# DATASET EXCERPT
========
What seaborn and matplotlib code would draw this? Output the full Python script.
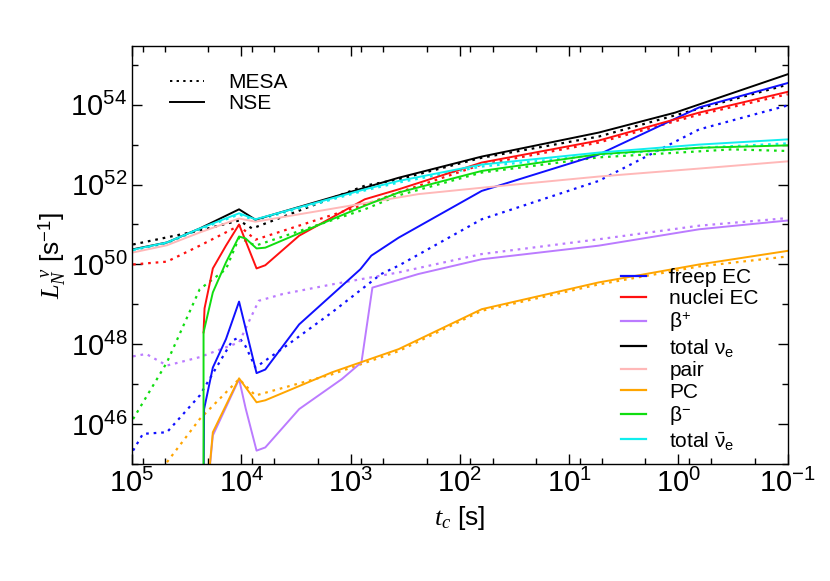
import numpy as np
import matplotlib
matplotlib.use("Agg")
import matplotlib.pyplot as plt
import seaborn as sns
from matplotlib.lines import Line2D
from matplotlib.ticker import LogLocator, NullFormatter, FixedLocator

plt.rcParams['font.family'] = 'Liberation Sans'
plt.rcParams['mathtext.fontset'] = 'custom'
plt.rcParams['mathtext.rm'] = 'Liberation Sans'
plt.rcParams['mathtext.it'] = 'Liberation Serif:italic'

# log10(t_c) and log10(L); NSE = solid, MESA = dotted
freep_t = [4.345, 4.34, 4.26, 4.14, 4.02, 3.86, 3.78, 3.47, 2.91, 2.81, 2.56, 1.80, 0.73, -0.19, -1.0]
freep_L = [44.0, 46.38, 47.42, 48.13, 49.07, 47.28, 47.37, 48.5, 49.88, 50.22, 50.67, 51.84, 52.75, 53.93, 54.54]
freep_mt = [4.99, 4.90, 4.68, 4.38, 4.08, 4.02, 3.96, 3.87, 3.62, 3.17, 2.72, 2.56, 1.80, 0.73, -0.19, -1.0]
freep_mL = [45.34, 45.76, 45.8, 46.72, 48.1, 48.17, 47.95, 47.42, 47.9, 48.8, 49.76, 49.97, 51.13, 52.09, 53.38, 53.98]

nuc_t = [4.345, 4.336, 4.26, 4.14, 4.02, 3.86, 3.78, 3.47, 2.87, 2.56, 1.80, 0.73, -0.19, -1.0]
nuc_L = [48.3, 48.9, 49.9, 50.47, 51.0, 49.9, 49.98, 50.72, 51.63, 51.88, 52.55, 53.1, 53.8, 54.32]
nuc_mt = [4.99, 4.68, 4.38, 4.02, 3.87, 2.87, 2.56, 1.80, 0.73, -0.19, -1.0]
nuc_mL = [50.0, 50.07, 50.47, 50.97, 50.62, 51.5, 51.8, 52.5, 53.05, 53.75, 54.26]

bplus_t = [4.32, 4.26, 4.02, 3.96, 3.86, 3.78, 3.47, 3.08, 2.90, 2.80, 2.38, 1.80, 0.73, -0.19, -1.0]
bplus_L = [44.0, 45.72, 47.13, 46.4, 45.34, 45.42, 46.38, 47.13, 47.55, 49.42, 49.76, 50.13, 50.47, 50.88, 51.1]
bplus_mt = [4.99, 4.87, 4.68, 4.38, 4.02, 3.84, 3.62, 3.17, 2.56, 1.80, 0.73, -0.19, -1.0]
bplus_mL = [47.7, 47.76, 47.47, 47.68, 48.05, 49.09, 49.26, 49.5, 49.8, 50.26, 50.63, 50.97, 51.16]

tot_t = [4.99, 4.68, 4.38, 4.02, 3.87, 2.87, 2.56, 1.80, 0.73, 0.03, -1.0]
tot_L = [50.38, 50.55, 50.9, 51.38, 51.12, 51.92, 52.17, 52.7, 53.3, 53.8, 54.76]
tot_mt = [4.99, 4.38, 4.02, 3.90, 2.87, 2.56, 1.80, 0.73, -0.19, -1.0]
tot_mL = [50.5, 50.85, 51.1, 50.9, 51.97, 52.13, 52.67, 53.2, 53.9, 54.5]

pair_t = [4.99, 4.68, 4.38, 4.02, 3.87, 2.38, 1.80, 0.73, -0.19, -1.0]
pair_L = [50.3, 50.48, 50.8, 51.15, 51.07, 51.76, 51.92, 52.2, 52.4, 52.58]

pc_t = [4.32, 4.26, 4.02, 3.86, 3.78, 3.17, 2.56, 1.80, 0.73, -0.19, -1.0]
pc_L = [44.0, 45.8, 47.15, 46.55, 46.6, 47.3, 47.88, 48.88, 49.55, 50.0, 50.34]
pc_mt = [4.68, 4.38, 4.02, 3.87, 3.17, 2.56, 1.80, 0.73, -0.19, -1.0]
pc_mL = [45.05, 46.13, 47.13, 46.72, 47.25, 47.83, 48.84, 49.5, 49.95, 50.2]

bminus_t = [4.345, 4.345, 4.26, 4.14, 4.02, 3.96, 3.86, 3.78, 3.17, 2.87, 2.56, 1.80, 0.73, -0.19, -1.0]
bminus_L = [44.0, 48.3, 49.3, 50.05, 50.7, 50.65, 50.4, 50.42, 51.13, 51.47, 51.8, 52.34, 52.76, 52.92, 52.98]
bminus_mt = [4.99, 4.68, 4.38, 4.14, 4.02, 3.87, 2.87, 2.56, 1.80, 0.73, -0.49, -1.0]
bminus_mL = [46.13, 47.55, 49.38, 49.88, 50.67, 50.47, 51.38, 51.73, 52.3, 52.68, 52.88, 52.84]

anti_t = [4.99, 4.68, 4.38, 4.02, 3.87, 2.87, 2.56, 1.80, 0.73, -0.19, -1.0]
anti_L = [50.37, 50.55, 50.9, 51.28, 51.13, 51.88, 52.09, 52.5, 52.8, 53.0, 53.13]
anti_mt = [4.99, 4.68, 4.38, 4.02, 3.87, 2.87, 2.56, 1.80, 0.73, -0.19, -1.0]
anti_mL = [50.35, 50.53, 50.88, 51.25, 51.1, 51.85, 52.05, 52.45, 52.74, 52.92, 53.03]

series = [
    ("freep EC", "#1010ff", freep_t, freep_L, freep_mt, freep_mL),
    ("nuclei EC", "#ff1010", nuc_t, nuc_L, nuc_mt, nuc_mL),
    (r"β$^{+}$", "#bb7bff", bplus_t, bplus_L, bplus_mt, bplus_mL),
    (r"total ν$_{\rm e}$", "black", tot_t, tot_L, tot_mt, tot_mL),
    ("pair", "#ffb8b8", pair_t, pair_L, None, None),
    ("PC", "#ffa500", pc_t, pc_L, pc_mt, pc_mL),
    (r"β$^{-}$", "#10dd10", bminus_t, bminus_L, bminus_mt, bminus_mL),
    (r"total $\bar{\rm ν}_{\rm e}$", "#10eeee", anti_t, anti_L, anti_mt, anti_mL),
]

dotted = (0, (1.2, 2.2))

fig = plt.figure(figsize=(8.3, 5.81), dpi=100)
ax = fig.add_axes([0.159, 0.201, 0.790, 0.720])

for name, col, t, L, mt, mL in series:
    if mt is not None:
        sns.lineplot(x=10 ** np.array(mt), y=10 ** np.array(mL), ax=ax, color=col,
                     linestyle=dotted, lw=1.6, sort=False, estimator=None)
for name, col, t, L, mt, mL in series:
    sns.lineplot(x=10 ** np.array(t), y=10 ** np.array(L), ax=ax, color=col,
                 lw=1.4, sort=False, estimator=None)

ax.set_xscale('log')
ax.set_yscale('log')
ax.set_xlim(1e5, 1e-1)
ax.set_ylim(1e45, 10 ** 55.47)

ax.yaxis.set_major_locator(FixedLocator([1e46, 1e48, 1e50, 1e52, 1e54]))
ax.yaxis.set_minor_locator(FixedLocator([1e45, 1e47, 1e49, 1e51, 1e53, 1e55]))
ax.yaxis.set_minor_formatter(NullFormatter())
ax.xaxis.set_major_locator(LogLocator(base=10, numticks=10))
ax.xaxis.set_minor_locator(LogLocator(base=10, subs=[2, 5, 8], numticks=10))
ax.xaxis.set_minor_formatter(NullFormatter())
ax.tick_params(which='both', direction='in', top=True, right=True, labelsize=21)
ax.tick_params(which='major', length=7, width=1)
ax.tick_params(which='minor', length=4, width=1)
for s in ax.spines.values():
    s.set_linewidth(1.0)

ax.set_xlabel(r"$t_c$ [s]", fontsize=19)
ax.set_ylabel(r"$L_N^{\ \nu}$ [s$^{-1}$]", fontsize=19, labelpad=2)

h_species = [Line2D([], [], color=c, lw=1.6) for _, c, *_ in series]
leg2 = ax.legend(h_species, [s[0] for s in series], loc='lower right',
                 bbox_to_anchor=(0.975, 0.0), frameon=False, fontsize=15,
                 handlelength=1.2, handletextpad=1.1, labelspacing=0.12,
                 borderaxespad=0.2)
ax.add_artist(leg2)
h_model = [Line2D([], [], color='black', lw=1.4, linestyle=dotted),
           Line2D([], [], color='black', lw=1.4)]
ax.legend(h_model, ["MESA", "NSE"], loc='upper left', bbox_to_anchor=(0.03, 0.98),
          frameon=False, fontsize=15, handlelength=1.6, handletextpad=1.2,
          labelspacing=0.1)

fig.savefig("out.png", dpi=100)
========
# REQUIREMENTS
From the opening line of the listing above through the line bearing "plt.rcParams['mathtext.it'] = 'Liberation", repeat each line exactly. Drop every picture.

# COMPLETE ANSWER
What seaborn and matplotlib code would draw this? Output the full Python script.
import numpy as np
import matplotlib
matplotlib.use("Agg")
import matplotlib.pyplot as plt
import seaborn as sns
from matplotlib.lines import Line2D
from matplotlib.ticker import LogLocator, NullFormatter, FixedLocator

plt.rcParams['font.family'] = 'Liberation Sans'
plt.rcParams['mathtext.fontset'] = 'custom'
plt.rcParams['mathtext.rm'] = 'Liberation Sans'
plt.rcParams['mathtext.it'] = 'Liberation Serif:italic'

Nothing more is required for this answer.